More than anything, Vazquez wants They Turned a Blind Eye to start conversations that too often never happen.

“I want people to stop asking, ‘What’s wrong with you?’ and start asking, ‘What happened to you?'” she said. “That one question has the power to change someone’s life.”

Since the book’s release, those conversations have already begun.

“The biggest thing people keep saying is, ‘I felt like you were telling my story,'” she said. “That hits me every single time because it reminds me that none of us are as alone as we think we are.”

Those moments, she says, matter far more than sales numbers.

“I didn’t write this book to become an author. I wrote it because I wanted people to feel seen.”

For anyone still carrying trauma in silence, Vazquez offers one message above all else.

“What happened to you is not your fault, but your healing is your responsibility,” she said. “Your trauma is part of your story, but it doesn’t get to hold the pen anymore. You do.”

When asked what success would look like a year from now, her answer had little to do with bestseller lists.

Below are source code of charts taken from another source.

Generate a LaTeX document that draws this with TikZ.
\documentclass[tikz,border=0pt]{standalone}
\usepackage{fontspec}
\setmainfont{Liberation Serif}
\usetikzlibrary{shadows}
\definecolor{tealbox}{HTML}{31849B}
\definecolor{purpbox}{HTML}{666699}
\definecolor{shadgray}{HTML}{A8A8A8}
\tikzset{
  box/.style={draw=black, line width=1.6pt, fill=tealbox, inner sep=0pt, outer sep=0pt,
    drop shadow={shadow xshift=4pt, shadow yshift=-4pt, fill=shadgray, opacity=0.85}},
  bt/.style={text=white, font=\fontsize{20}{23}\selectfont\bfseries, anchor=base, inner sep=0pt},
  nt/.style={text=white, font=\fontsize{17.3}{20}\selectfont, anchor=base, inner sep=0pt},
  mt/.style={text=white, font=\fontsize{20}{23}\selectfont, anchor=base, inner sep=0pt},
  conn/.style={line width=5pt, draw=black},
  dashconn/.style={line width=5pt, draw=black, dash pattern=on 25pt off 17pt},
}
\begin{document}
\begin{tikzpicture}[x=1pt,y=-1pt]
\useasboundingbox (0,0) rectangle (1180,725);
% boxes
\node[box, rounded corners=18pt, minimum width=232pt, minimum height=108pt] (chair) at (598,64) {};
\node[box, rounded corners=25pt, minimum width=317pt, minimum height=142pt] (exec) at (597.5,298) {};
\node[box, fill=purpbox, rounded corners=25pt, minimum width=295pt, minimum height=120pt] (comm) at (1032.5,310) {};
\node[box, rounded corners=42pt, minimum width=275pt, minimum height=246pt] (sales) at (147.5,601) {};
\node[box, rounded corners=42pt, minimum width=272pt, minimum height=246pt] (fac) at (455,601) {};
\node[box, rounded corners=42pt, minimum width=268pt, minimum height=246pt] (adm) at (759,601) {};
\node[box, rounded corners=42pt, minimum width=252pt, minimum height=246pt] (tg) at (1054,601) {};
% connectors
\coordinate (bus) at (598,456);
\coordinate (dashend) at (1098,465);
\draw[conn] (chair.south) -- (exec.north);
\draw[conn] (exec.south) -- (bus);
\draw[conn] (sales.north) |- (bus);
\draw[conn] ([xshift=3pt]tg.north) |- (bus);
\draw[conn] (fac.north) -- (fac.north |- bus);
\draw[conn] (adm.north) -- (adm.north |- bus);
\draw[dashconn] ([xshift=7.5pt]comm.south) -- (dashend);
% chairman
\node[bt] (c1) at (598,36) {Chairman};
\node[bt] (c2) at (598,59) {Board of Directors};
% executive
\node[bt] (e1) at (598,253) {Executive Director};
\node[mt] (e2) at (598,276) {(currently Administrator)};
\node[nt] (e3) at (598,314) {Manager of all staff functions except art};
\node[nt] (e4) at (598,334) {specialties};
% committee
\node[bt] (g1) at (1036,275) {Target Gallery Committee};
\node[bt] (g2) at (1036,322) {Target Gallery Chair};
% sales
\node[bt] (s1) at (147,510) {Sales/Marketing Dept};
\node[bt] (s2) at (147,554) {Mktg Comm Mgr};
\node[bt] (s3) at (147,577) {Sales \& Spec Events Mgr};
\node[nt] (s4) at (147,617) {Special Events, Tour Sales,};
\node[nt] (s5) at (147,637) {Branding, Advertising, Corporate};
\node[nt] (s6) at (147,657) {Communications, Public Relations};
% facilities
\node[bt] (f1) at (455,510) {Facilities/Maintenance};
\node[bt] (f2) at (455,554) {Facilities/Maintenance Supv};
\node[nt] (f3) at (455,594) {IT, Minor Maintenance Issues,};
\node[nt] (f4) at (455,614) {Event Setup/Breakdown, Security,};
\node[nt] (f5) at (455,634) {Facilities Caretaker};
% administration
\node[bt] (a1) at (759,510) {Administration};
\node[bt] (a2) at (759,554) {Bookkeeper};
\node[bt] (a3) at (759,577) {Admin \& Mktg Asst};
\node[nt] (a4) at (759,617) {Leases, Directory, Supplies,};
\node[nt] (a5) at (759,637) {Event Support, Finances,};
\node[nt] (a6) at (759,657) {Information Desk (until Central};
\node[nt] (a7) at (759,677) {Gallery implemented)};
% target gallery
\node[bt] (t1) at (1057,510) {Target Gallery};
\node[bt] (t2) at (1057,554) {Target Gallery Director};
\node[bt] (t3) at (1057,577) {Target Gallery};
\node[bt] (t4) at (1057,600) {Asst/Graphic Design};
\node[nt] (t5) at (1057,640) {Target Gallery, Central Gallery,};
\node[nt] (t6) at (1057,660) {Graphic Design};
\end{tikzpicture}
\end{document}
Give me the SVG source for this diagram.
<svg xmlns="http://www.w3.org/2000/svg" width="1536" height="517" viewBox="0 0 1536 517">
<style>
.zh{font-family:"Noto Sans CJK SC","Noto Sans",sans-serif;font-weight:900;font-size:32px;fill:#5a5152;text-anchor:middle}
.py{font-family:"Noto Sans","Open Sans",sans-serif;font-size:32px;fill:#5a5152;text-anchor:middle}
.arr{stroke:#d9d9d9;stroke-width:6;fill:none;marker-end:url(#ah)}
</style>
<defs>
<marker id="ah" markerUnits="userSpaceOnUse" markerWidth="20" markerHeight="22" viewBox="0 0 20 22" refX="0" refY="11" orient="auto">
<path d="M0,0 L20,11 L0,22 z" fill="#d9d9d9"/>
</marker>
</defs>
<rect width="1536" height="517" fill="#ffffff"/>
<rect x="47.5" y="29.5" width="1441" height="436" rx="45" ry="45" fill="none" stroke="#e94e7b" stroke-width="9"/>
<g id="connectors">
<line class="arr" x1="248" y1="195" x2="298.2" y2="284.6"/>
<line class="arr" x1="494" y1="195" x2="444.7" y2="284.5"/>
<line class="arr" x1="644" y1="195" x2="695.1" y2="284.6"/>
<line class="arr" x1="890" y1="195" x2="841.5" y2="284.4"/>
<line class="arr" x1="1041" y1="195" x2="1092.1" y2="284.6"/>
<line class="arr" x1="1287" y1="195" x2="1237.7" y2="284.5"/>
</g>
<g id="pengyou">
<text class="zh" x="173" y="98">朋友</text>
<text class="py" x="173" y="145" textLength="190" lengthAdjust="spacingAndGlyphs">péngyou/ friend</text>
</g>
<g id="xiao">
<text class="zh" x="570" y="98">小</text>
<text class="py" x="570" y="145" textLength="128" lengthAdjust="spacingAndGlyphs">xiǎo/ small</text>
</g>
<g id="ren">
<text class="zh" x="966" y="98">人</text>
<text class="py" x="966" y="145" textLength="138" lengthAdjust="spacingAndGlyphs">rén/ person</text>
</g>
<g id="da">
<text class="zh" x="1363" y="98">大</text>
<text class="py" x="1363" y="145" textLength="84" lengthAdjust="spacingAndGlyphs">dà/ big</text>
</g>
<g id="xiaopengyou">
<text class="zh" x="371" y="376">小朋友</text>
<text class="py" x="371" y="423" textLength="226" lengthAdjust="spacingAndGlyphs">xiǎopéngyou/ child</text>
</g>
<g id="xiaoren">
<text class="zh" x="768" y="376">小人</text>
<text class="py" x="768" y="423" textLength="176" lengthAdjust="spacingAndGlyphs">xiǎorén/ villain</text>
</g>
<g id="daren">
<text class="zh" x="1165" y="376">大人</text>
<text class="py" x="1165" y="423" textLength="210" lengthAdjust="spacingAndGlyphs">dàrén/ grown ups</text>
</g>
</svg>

“I’ll measure it by how many lives it touched,” she said. “If this book starts conversations families have been avoiding, helps people understand trauma a little better, or gives even one person the strength to keep going, then it’s done exactly what I hoped it would.”

They Turned a Blind Eye is available now in paperback and Kindle editions.

Learn more or purchase a copy on Amazon:
https://a.co/d/012scc8i

For Coach Dotty Vazquez, this memoir is more than the story of what she’s survived. It’s a reminder that healing is possible, hope can be found, and no one has to face their journey alone.